▶ **EXERCISE TASK**
Return each line of the data below verbatim; pictures are to be left out.

▶ **DATA EXTRACT**
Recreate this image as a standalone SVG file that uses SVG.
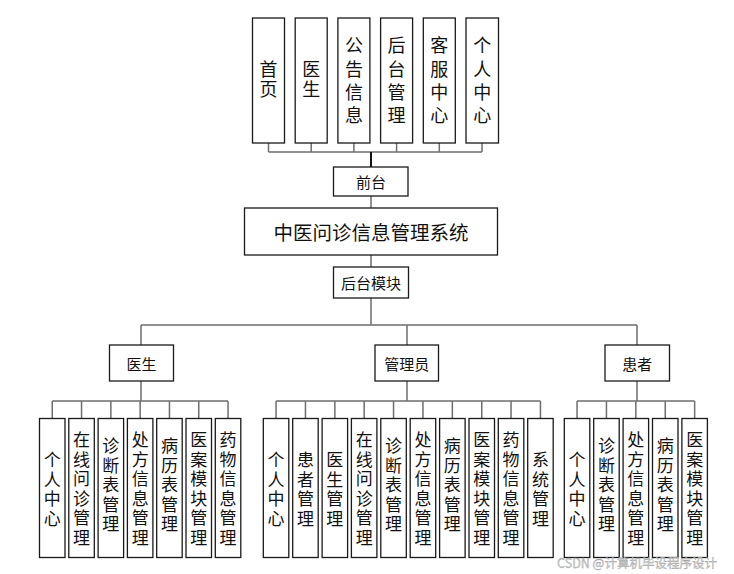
<svg xmlns="http://www.w3.org/2000/svg" width="734" height="574" viewBox="0 0 734 574">
<style>
.b{fill:#fff;stroke:#1a1a1a;stroke-width:1.3}
.t{font-family:"Noto Sans CJK SC","Noto Sans",sans-serif;fill:#111;text-anchor:middle;dominant-baseline:central}
.vt{writing-mode:vertical-rl;text-anchor:middle}
.v{font-size:17px;letter-spacing:2.5px}
.tv4{font-size:18px;letter-spacing:5.3px}
.tv2{font-size:18px;letter-spacing:2px}
.n{font-size:15px}
.c{fill:none;stroke:#6e6e6e;stroke-width:1.5}
.k{fill:none;stroke:#111;stroke-width:2}
</style>
<rect width="734" height="574" fill="#fff"/>
<g id="connectors">
<path class="c" d="M268.5 143V152M311.2 143V152M353.9 143V152M396.6 143V152M439.3 143V152M482 143V152M268.5 152H482"/>
<path class="k" d="M371 152V167"/>
<path class="c" d="M371 196V208M371 255V267M371 298V325M141 325H637M141 325V345M407 325V345M637 325V345"/>
<path class="c" d="M141 381V401M52.25 401H228.05M52.25 401V418M81.55 401V418M110.85 401V418M140.15 401V418M169.45 401V418M198.75 401V418M228.05 401V418"/>
<path class="c" d="M407 381V401M276.05 401H540.45M276.05 401V418M305.45 401V418M334.85 401V418M364.15 401V418M393.55 401V418M422.95 401V418M452.35 401V418M481.75 401V418M511.05 401V418M540.45 401V418"/>
<path class="c" d="M637 381V401M577.05 401H694.65M577.05 401V418M606.45 401V418M635.85 401V418M665.25 401V418M694.65 401V418"/>
</g>
<g id="top-shouye"><rect class="b" x="252.5" y="18" width="32" height="125"/><text class="t vt tv2" x="268.5" y="80.5">首页</text></g>
<g id="top-yisheng"><rect class="b" x="295.2" y="18" width="32" height="125"/><text class="t vt tv2" x="311.2" y="80.5">医生</text></g>
<g id="top-gonggao"><rect class="b" x="337.9" y="18" width="32" height="125"/><text class="t vt tv4" x="353.9" y="83">公告信息</text></g>
<g id="top-houtai"><rect class="b" x="380.6" y="18" width="32" height="125"/><text class="t vt tv4" x="396.6" y="83">后台管理</text></g>
<g id="top-kefu"><rect class="b" x="423.3" y="18" width="32" height="125"/><text class="t vt tv4" x="439.3" y="83">客服中心</text></g>
<g id="top-geren"><rect class="b" x="466" y="18" width="32.5" height="125"/><text class="t vt tv4" x="482.2" y="83">个人中心</text></g>
<g id="qiantai"><rect class="b" x="333.5" y="167" width="74.5" height="29"/><text class="t n" x="371" y="181.5">前台</text></g>
<g id="system"><rect class="b" x="244.5" y="208" width="253" height="47"/><text class="t" style="font-size:19.5px" x="371" y="231.5">中医问诊信息管理系统</text></g>
<g id="houtaimokuai"><rect class="b" x="333.5" y="267" width="75" height="31"/><text class="t n" x="371" y="282.5">后台模块</text></g>
<g id="doctor"><rect class="b" x="109.5" y="345" width="64" height="36"/><text class="t n" x="141.5" y="363">医生</text></g>
<g id="admin"><rect class="b" x="375" y="345" width="63.5" height="36"/><text class="t n" x="406.8" y="363">管理员</text></g>
<g id="patient"><rect class="b" x="605" y="345" width="64.5" height="36"/><text class="t n" x="637.2" y="363">患者</text></g>
<g id="d1"><rect class="b" x="39.5" y="418.5" width="25.5" height="139"/><text class="t vt v" x="52.25" y="490.5">个人中心</text></g>
<g id="d2"><rect class="b" x="68.8" y="418.5" width="25.5" height="139"/><text class="t vt v" x="81.55" y="490">在线问诊管理</text></g>
<g id="d3"><rect class="b" x="98.1" y="418.5" width="25.5" height="139"/><text class="t vt v" x="110.85" y="486">诊断表管理</text></g>
<g id="d4"><rect class="b" x="127.4" y="418.5" width="25.5" height="139"/><text class="t vt v" x="140.15" y="490">处方信息管理</text></g>
<g id="d5"><rect class="b" x="156.7" y="418.5" width="25.5" height="139"/><text class="t vt v" x="169.45" y="486">病历表管理</text></g>
<g id="d6"><rect class="b" x="186" y="418.5" width="25.5" height="139"/><text class="t vt v" x="198.75" y="490">医案模块管理</text></g>
<g id="d7"><rect class="b" x="215.3" y="418.5" width="25.5" height="139"/><text class="t vt v" x="228.05" y="490">药物信息管理</text></g>
<g id="a1"><rect class="b" x="263.3" y="418.5" width="25.5" height="139"/><text class="t vt v" x="276.05" y="490.5">个人中心</text></g>
<g id="a2"><rect class="b" x="292.7" y="418.5" width="25.5" height="139"/><text class="t vt v" x="305.45" y="490.5">患者管理</text></g>
<g id="a3"><rect class="b" x="322.1" y="418.5" width="25.5" height="139"/><text class="t vt v" x="334.85" y="490.5">医生管理</text></g>
<g id="a4"><rect class="b" x="351.4" y="418.5" width="25.5" height="139"/><text class="t vt v" x="364.15" y="490">在线问诊管理</text></g>
<g id="a5"><rect class="b" x="380.8" y="418.5" width="25.5" height="139"/><text class="t vt v" x="393.55" y="486">诊断表管理</text></g>
<g id="a6"><rect class="b" x="410.2" y="418.5" width="25.5" height="139"/><text class="t vt v" x="422.95" y="490">处方信息管理</text></g>
<g id="a7"><rect class="b" x="439.6" y="418.5" width="25.5" height="139"/><text class="t vt v" x="452.35" y="486">病历表管理</text></g>
<g id="a8"><rect class="b" x="469" y="418.5" width="25.5" height="139"/><text class="t vt v" x="481.75" y="490">医案模块管理</text></g>
<g id="a9"><rect class="b" x="498.3" y="418.5" width="25.5" height="139"/><text class="t vt v" x="511.05" y="490">药物信息管理</text></g>
<g id="a10"><rect class="b" x="527.7" y="418.5" width="25.5" height="139"/><text class="t vt v" x="540.45" y="490.5">系统管理</text></g>
<g id="p1"><rect class="b" x="564.3" y="418.5" width="25.5" height="139"/><text class="t vt v" x="577.05" y="490.5">个人中心</text></g>
<g id="p2"><rect class="b" x="593.7" y="418.5" width="25.5" height="139"/><text class="t vt v" x="606.45" y="486">诊断表管理</text></g>
<g id="p3"><rect class="b" x="623.1" y="418.5" width="25.5" height="139"/><text class="t vt v" x="635.85" y="490">处方信息管理</text></g>
<g id="p4"><rect class="b" x="652.5" y="418.5" width="25.5" height="139"/><text class="t vt v" x="665.25" y="486">病历表管理</text></g>
<g id="p5"><rect class="b" x="681.9" y="418.5" width="25.5" height="139"/><text class="t vt v" x="694.65" y="490">医案模块管理</text></g>
<text x="637" y="562" style="font-family:'Noto Sans CJK SC','Noto Sans',sans-serif;font-size:12.5px;fill:#d0d0d0;stroke:#9a9a9a;stroke-width:0.3;text-anchor:middle;dominant-baseline:central">CSDN @计算机毕设程序设计</text>
</svg>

▶ **OUTPUT OF THE EXERCISE**
Recreate this image as a standalone SVG file that uses SVG.
<svg xmlns="http://www.w3.org/2000/svg" width="734" height="574" viewBox="0 0 734 574">
<style>
.b{fill:#fff;stroke:#1a1a1a;stroke-width:1.3}
.t{font-family:"Noto Sans CJK SC","Noto Sans",sans-serif;fill:#111;text-anchor:middle;dominant-baseline:central}
.vt{writing-mode:vertical-rl;text-anchor:middle}
.v{font-size:17px;letter-spacing:2.5px}
.tv4{font-size:18px;letter-spacing:5.3px}
.tv2{font-size:18px;letter-spacing:2px}
.n{font-size:15px}
.c{fill:none;stroke:#6e6e6e;stroke-width:1.5}
.k{fill:none;stroke:#111;stroke-width:2}
</style>
<rect width="734" height="574" fill="#fff"/>
<g id="connectors">
<path class="c" d="M268.5 143V152M311.2 143V152M353.9 143V152M396.6 143V152M439.3 143V152M482 143V152M268.5 152H482"/>
<path class="k" d="M371 152V167"/>
<path class="c" d="M371 196V208M371 255V267M371 298V325M141 325H637M141 325V345M407 325V345M637 325V345"/>
<path class="c" d="M141 381V401M52.25 401H228.05M52.25 401V418M81.55 401V418M110.85 401V418M140.15 401V418M169.45 401V418M198.75 401V418M228.05 401V418"/>
<path class="c" d="M407 381V401M276.05 401H540.45M276.05 401V418M305.45 401V418M334.85 401V418M364.15 401V418M393.55 401V418M422.95 401V418M452.35 401V418M481.75 401V418M511.05 401V418M540.45 401V418"/>
<path class="c" d="M637 381V401M577.05 401H694.65M577.05 401V418M606.45 401V418M635.85 401V418M665.25 401V418M694.65 401V418"/>
</g>
<g id="top-shouye"><rect class="b" x="252.5" y="18" width="32" height="125"/><text class="t vt tv2" x="268.5" y="80.5">首页</text></g>
<g id="top-yisheng"><rect class="b" x="295.2" y="18" width="32" height="125"/><text class="t vt tv2" x="311.2" y="80.5">医生</text></g>
<g id="top-gonggao"><rect class="b" x="337.9" y="18" width="32" height="125"/><text class="t vt tv4" x="353.9" y="83">公告信息</text></g>
<g id="top-houtai"><rect class="b" x="380.6" y="18" width="32" height="125"/><text class="t vt tv4" x="396.6" y="83">后台管理</text></g>
<g id="top-kefu"><rect class="b" x="423.3" y="18" width="32" height="125"/><text class="t vt tv4" x="439.3" y="83">客服中心</text></g>
<g id="top-geren"><rect class="b" x="466" y="18" width="32.5" height="125"/><text class="t vt tv4" x="482.2" y="83">个人中心</text></g>
<g id="qiantai"><rect class="b" x="333.5" y="167" width="74.5" height="29"/><text class="t n" x="371" y="181.5">前台</text></g>
<g id="system"><rect class="b" x="244.5" y="208" width="253" height="47"/><text class="t" style="font-size:19.5px" x="371" y="231.5">中医问诊信息管理系统</text></g>
<g id="houtaimokuai"><rect class="b" x="333.5" y="267" width="75" height="31"/><text class="t n" x="371" y="282.5">后台模块</text></g>
<g id="doctor"><rect class="b" x="109.5" y="345" width="64" height="36"/><text class="t n" x="141.5" y="363">医生</text></g>
<g id="admin"><rect class="b" x="375" y="345" width="63.5" height="36"/><text class="t n" x="406.8" y="363">管理员</text></g>
<g id="patient"><rect class="b" x="605" y="345" width="64.5" height="36"/><text class="t n" x="637.2" y="363">患者</text></g>
<g id="d1"><rect class="b" x="39.5" y="418.5" width="25.5" height="139"/><text class="t vt v" x="52.25" y="490.5">个人中心</text></g>
<g id="d2"><rect class="b" x="68.8" y="418.5" width="25.5" height="139"/><text class="t vt v" x="81.55" y="490">在线问诊管理</text></g>
<g id="d3"><rect class="b" x="98.1" y="418.5" width="25.5" height="139"/><text class="t vt v" x="110.85" y="486">诊断表管理</text></g>
<g id="d4"><rect class="b" x="127.4" y="418.5" width="25.5" height="139"/><text class="t vt v" x="140.15" y="490">处方信息管理</text></g>
<g id="d5"><rect class="b" x="156.7" y="418.5" width="25.5" height="139"/><text class="t vt v" x="169.45" y="486">病历表管理</text></g>
<g id="d6"><rect class="b" x="186" y="418.5" width="25.5" height="139"/><text class="t vt v" x="198.75" y="490">医案模块管理</text></g>
<g id="d7"><rect class="b" x="215.3" y="418.5" width="25.5" height="139"/><text class="t vt v" x="228.05" y="490">药物信息管理</text></g>
<g id="a1"><rect class="b" x="263.3" y="418.5" width="25.5" height="139"/><text class="t vt v" x="276.05" y="490.5">个人中心</text></g>
<g id="a2"><rect class="b" x="292.7" y="418.5" width="25.5" height="139"/><text class="t vt v" x="305.45" y="490.5">患者管理</text></g>
<g id="a3"><rect class="b" x="322.1" y="418.5" width="25.5" height="139"/><text class="t vt v" x="334.85" y="490.5">医生管理</text></g>
<g id="a4"><rect class="b" x="351.4" y="418.5" width="25.5" height="139"/><text class="t vt v" x="364.15" y="490">在线问诊管理</text></g>
<g id="a5"><rect class="b" x="380.8" y="418.5" width="25.5" height="139"/><text class="t vt v" x="393.55" y="486">诊断表管理</text></g>
<g id="a6"><rect class="b" x="410.2" y="418.5" width="25.5" height="139"/><text class="t vt v" x="422.95" y="490">处方信息管理</text></g>
<g id="a7"><rect class="b" x="439.6" y="418.5" width="25.5" height="139"/><text class="t vt v" x="452.35" y="486">病历表管理</text></g>
<g id="a8"><rect class="b" x="469" y="418.5" width="25.5" height="139"/><text class="t vt v" x="481.75" y="490">医案模块管理</text></g>
<g id="a9"><rect class="b" x="498.3" y="418.5" width="25.5" height="139"/><text class="t vt v" x="511.05" y="490">药物信息管理</text></g>
<g id="a10"><rect class="b" x="527.7" y="418.5" width="25.5" height="139"/><text class="t vt v" x="540.45" y="490.5">系统管理</text></g>
<g id="p1"><rect class="b" x="564.3" y="418.5" width="25.5" height="139"/><text class="t vt v" x="577.05" y="490.5">个人中心</text></g>
<g id="p2"><rect class="b" x="593.7" y="418.5" width="25.5" height="139"/><text class="t vt v" x="606.45" y="486">诊断表管理</text></g>
<g id="p3"><rect class="b" x="623.1" y="418.5" width="25.5" height="139"/><text class="t vt v" x="635.85" y="490">处方信息管理</text></g>
<g id="p4"><rect class="b" x="652.5" y="418.5" width="25.5" height="139"/><text class="t vt v" x="665.25" y="486">病历表管理</text></g>
<g id="p5"><rect class="b" x="681.9" y="418.5" width="25.5" height="139"/><text class="t vt v" x="694.65" y="490">医案模块管理</text></g>
<text x="637" y="562" style="font-family:'Noto Sans CJK SC','Noto Sans',sans-serif;font-size:12.5px;fill:#d0d0d0;stroke:#9a9a9a;stroke-width:0.3;text-anchor:middle;dominant-baseline:central">CSDN @计算机毕设程序设计</text>
</svg>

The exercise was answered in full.